Shokhin, a member of the State Duma, parliament's lower house, and a former deputy prime minister, said in an open letter to President Boris Yeltsin that he (Shokhin) had done something similar in 1993 talks with the Paris Club of creditor nations.

"I think this precedent could be added to our armory," he wrote in the letter, published in the Kommersant newspaper.

But Yevgeny Kogan, fixed-income and financial products head at CentreInvest Securities, said Shokhin's ideas were idealistic.

"Mr. Shokhin's wish to separate [an agreement with the IMF and agreements with creditors] is wonderful, but the problem is that the current Russia, Russia after the 17th of August, is no longer Russia of the past - that is why everyone prefers to deal with it through the IMF," he said.

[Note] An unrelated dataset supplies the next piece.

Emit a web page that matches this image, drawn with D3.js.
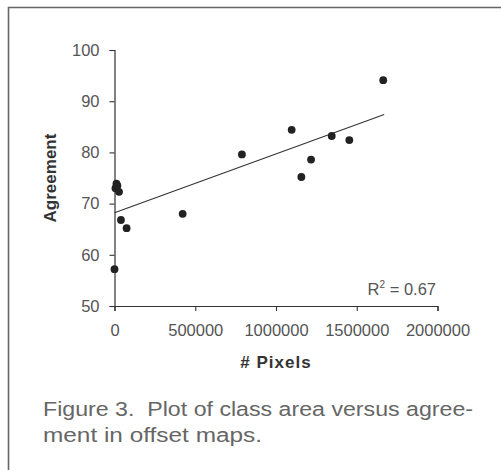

Shokhin also proposed netting Paris Club debts that Russia inherited from the Soviet Union with debts to Russia within the Paris Club.

Russia owes the Paris Club around $38 billion, while it is owed about $52 billion as a Paris Club creditor. But Russia is mostly owed money by Third World countries unable to pay.

The government estimates that its debt might be worth $12 billion after discounts are applied. Russia has not asked the Paris Club for discounts to be applied to the money it owes.

On the London Club debt front, Shokhin proposed Russia convert cash interest falling due before 2002 into interest arrears notes. These are securities representing restructured overdue interest on Soviet-era debt.

According to the original restructuring scheme, finalized in 1997, Russia pays interest to the London Club partly in cash and partly in IANs, with the cash portion increasing with each year.

Also, Alexander Livshits, a top economist and former presidential economic aide, said Tuesday that Russia should ask its creditors for a write-off of the bulk of the Soviet Union's debts.

"We must write off not less than 75 percent of the former Soviet Union debt," Livshits said in a speech at an investment conference in the United States. But he added that Russia needed a deal with the IMF to get debt relief.